Le calme des vieilles troupes.
C’est bien le rythme et la vivacité qui font d’abord l’intérêt du Choix des armes et qui permettent de passer au dessus d’un scénario un peu funambulesque. Qu’est-ce que j’entends par là ? Non pas un scénario vraiment compliqué, fuligineux, incompréhensible, comme il en existe tant et tant : non, le récit est bien maîtrisé et clairement conté. Mais plutôt parce que le scénario, de Michel Grisolia (à qui on doit notamment Flic ou voyou, agréable polar parodique de Georges Lautner avec Jean-Paul Belmondo) est assez mécanique et que, comme toutes les mécaniques, il manque un peu de chaleur et de chair.
Un défaut important, par exemple, dont on ne s’aperçoit qu’après coup (parce que, pendant le film, on est entraîné par la cadence rapide, tendue, violente), un défaut important est la suite invraisemblable de hasards qui périodiquement mettent en contact les protagonistes : c’est ainsi que Mickey (Gérard Depardieu) revient dans la grande maison de Noël Durieux (Yves Montand) exactement au moment où les policiers Bonnardot (Michel Galabru) et Sarlat (Gérard Lanvin) s’apprêtent à la quitter ; que Mickey croise fortuitement (ou bien facilement) son ancien ami Dany (Richard Anconina) qui va l’aider ; que Durieux et Ricky (Jean-Claude Dauphin), le complice drogué, n’ont pas grand mal et n’attendent pas longtemps avant de tomber sur Mickey ; qui lui-même repère un peu plus tard par hasard les deux hommes ; que Durieux quitte sa maison, y laissant Mickey presque au moment où la police arrive et qu’il y revient précisément lorsque Sarlat va arrêter Mickey…
Je conçois que ces notations sont à peu près incompréhensibles pour qui n’a pas vu le film ou l’a à peu près oublié. Sans doute, mais on peut tout de même ainsi assez bien se rendre compte du caractère un peu artificiel de la machinerie.
Ce qui ne rend pas du tout, pour autant, le film négligeable. Je l’ai souvent dit et le répète : ce qui est primordial, dans un thriller de genre, c’est le rythme, le halètement qu’on ressent en suivant ses péripéties, le fait qu’on ne puisse pas décrocher de l’histoire racontée, quel que soit son degré de vraisemblance. D’autant qu’il y a dans Le choix des armes quelque chose qui est toujours intéressant : la collision entre deux mondes, doublée ici d’une collision entre deux générations.

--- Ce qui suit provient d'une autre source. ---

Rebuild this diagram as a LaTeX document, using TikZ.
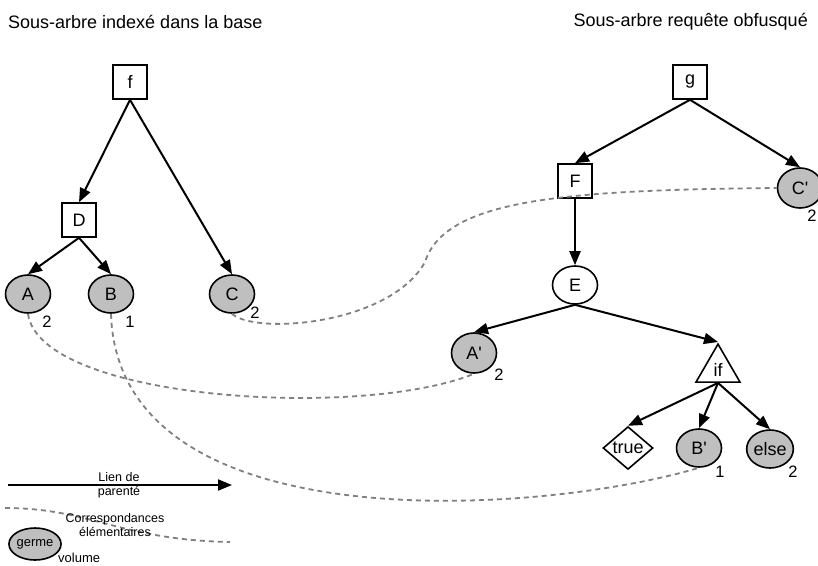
\documentclass[tikz,border=0pt]{standalone}
\usepackage{fontspec}
\setmainfont{Liberation Sans}
\usetikzlibrary{shapes.geometric, arrows.meta}
\newcommand{\vertexNode}[5][]{
	\path (#2,#3) node[#1](#4){#5};
}
\newcommand{\edge}[3][]{
	\draw[#1] (#2) -- (#3);
}
\tikzset{
	boite/.style={draw, line width=1.6pt, rectangle, minimum width=34pt, minimum height=34pt, inner sep=0pt},
	feuille/.style={draw, line width=1.6pt, ellipse, fill=black!25, minimum width=45pt, minimum height=38pt, inner sep=0pt},
	interne/.style={feuille, fill=white},
	cond/.style={draw, line width=1.6pt, isosceles triangle, shape border rotate=90, isosceles triangle stretches, minimum width=44pt, minimum height=38pt, inner sep=0pt},
	bool/.style={draw, line width=1.6pt, diamond, minimum width=50pt, minimum height=40pt, inner sep=0pt},
	num/.style={inner sep=0pt, font=\fontsize{16.5}{18}\selectfont},
	lien/.style={-{Triangle[length=14pt, width=11pt]}, line width=2pt},
	corresp/.style={draw=black!50, line width=1.8pt, dash pattern=on 5pt off 4pt},
	legende/.style={align=center, inner sep=0pt, font=\fontsize{12.5}{14}\selectfont}
}

\begin{document}
\begin{tikzpicture}[x=1pt, y=-1pt, font=\fontsize{18}{20}\selectfont]
	\useasboundingbox (0,0) rectangle (818,565);

	% titres
	\path (8,22) node[anchor=west, inner sep=0pt, font=\fontsize{18}{20}\selectfont](titreG){Sous-arbre indexé dans la base};
	\path (808,22) node[anchor=east, inner sep=0pt, font=\fontsize{18}{20}\selectfont](titreD){Sous-arbre requête obfusqué};

	% arbre de la base
	\vertexNode[boite]{130}{82}{f}{f};
	\vertexNode[boite]{79}{220}{D}{D};
	\vertexNode[feuille]{28}{294}{A}{A};
	\vertexNode[feuille]{111}{294}{B}{B};
	\vertexNode[feuille]{232}{294}{C}{C};

	% arbre requete
	\vertexNode[boite]{690}{82}{g}{g};
	\vertexNode[boite]{575}{181}{F}{F};
	\vertexNode[feuille, minimum height=40pt]{800}{188}{Cp}{C\textquotesingle};
	\vertexNode[interne]{575}{285}{E}{E};
	\vertexNode[feuille, minimum height=40pt]{474}{353}{Ap}{A\textquotesingle};
	\vertexNode[cond, anchor=apex]{718}{342}{if}{if};
	\vertexNode[bool]{628}{448}{true}{true};
	\vertexNode[feuille]{699}{448}{Bp}{B\textquotesingle};
	\vertexNode[feuille]{770}{449}{else}{else};

	% volumes
	\path (47,322) node[num](nA){2};
	\path (130,322) node[num](nB){1};
	\path (255,313) node[num](nC){2};
	\path (812,216) node[num](nCp){2};
	\path (499,375) node[num](nAp){2};
	\path (720,472) node[num](nBp){1};
	\path (793,472) node[num](nelse){2};

	\edge[lien]{f.south}{D.north};
	\edge[lien]{f.south}{C.north};
	\edge[lien]{D.south}{A.north};
	\edge[lien]{D.south}{B.north};
	\edge[lien]{g.south}{F.north};
	\edge[lien]{g.south}{Cp.north};
	\edge[lien]{F.south}{E.north};
	\edge[lien]{E.south}{Ap.north};
	\edge[lien]{E.south}{if.apex};
	\edge[lien]{if.south}{true.north};
	\edge[lien]{if.south}{Bp.north};
	\edge[lien]{if.south}{else.north};

	% correspondances
	\draw[corresp] (A.south) .. controls (40,400) and (360,420) .. (Ap.south);
	\draw[corresp] (B.south) .. controls (118,545) and (540,515) .. (Bp.south);
	\draw[corresp] (C.south) .. controls (255,335) and (390,325) .. (425,262)
		.. controls (445,200) and (560,190) .. (Cp.west);

	% legende
	\coordinate (lienG) at (8,485);
	\coordinate (lienD) at (232,485);
	\edge[lien]{lienG}{lienD};
	\path (119,485) node[legende](txtLien){Lien de\\parenté};
	\coordinate (corrG) at (5,508);
	\coordinate (corrD) at (230,542);
	\draw[corresp] (corrG) .. controls (90,508) and (120,540) .. (corrD);
	\path (115,525) node[legende](txtCorr){Correspondances\\élémentaires};
	\vertexNode[feuille, minimum width=44pt, minimum height=32pt, font=\fontsize{13}{15}\selectfont]{35}{544}{germe}{germe};
	\path (58,558) node[anchor=west, inner sep=0pt, font=\fontsize{13}{15}\selectfont](volume){volume};
\end{tikzpicture}
\end{document}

Même si, là aussi, c’est assez théâtralisé, les séquences parallèles du début du film qui passent assez rapidement du monde crasseux de Mickey/Depardieu au monde opulent et paisible de Durieux/Montand, des blocs d’immeuble dévastés des petites frappes (à La Courneuve en Seine Saint-Denis) à la belle demeure où Durieux et sa femme Nicole (Catherine Deneuve) élèvent des chevaux sont très efficaces ; vieux procédé, certes, mais très bien appliqué.
Voilà encore un film interprété avec densité ; il est possible de penser que le rôle de Durieux, truand retiré des affaires aurait été mieux tenu par Lino Ventura que par Yves Montand, que le rôle de Catherine Deneuve est d’une grande platitude et la rend presque insignifiante ; que Gérard Lanvin hystérise trop le personnage du jeune policier. Mais Gérard Depardieu apporte à tout moment son éblouissant talent, dans les crises de folie furieuse tout autant que dans l’attendrissement devant sa toute petite fille qui ne le connaît pas, Galabru est bourru et minable comme il faut et les rôles secondaires (Christian Marquand, Jean Rougerie, Étienne Chicot, Jean-Claude Bouillaud) sont excellents dans leurs jus divers et presque melvilliens.
Talent singulier d’Alain Corneau, réalisateur disparate, capable du meilleur, crasseux (Série noire), janséniste (Tous les matins du monde), nerveux (Police python 357), exotique (Stupeur et tremblements) et du pire, poussif (La menace), niais (Le prince du Pacifique), scandaleux (le remake du Deuxième souffle) … Trotskyste, en plus. Et mort sans qu’on en parle plus guère.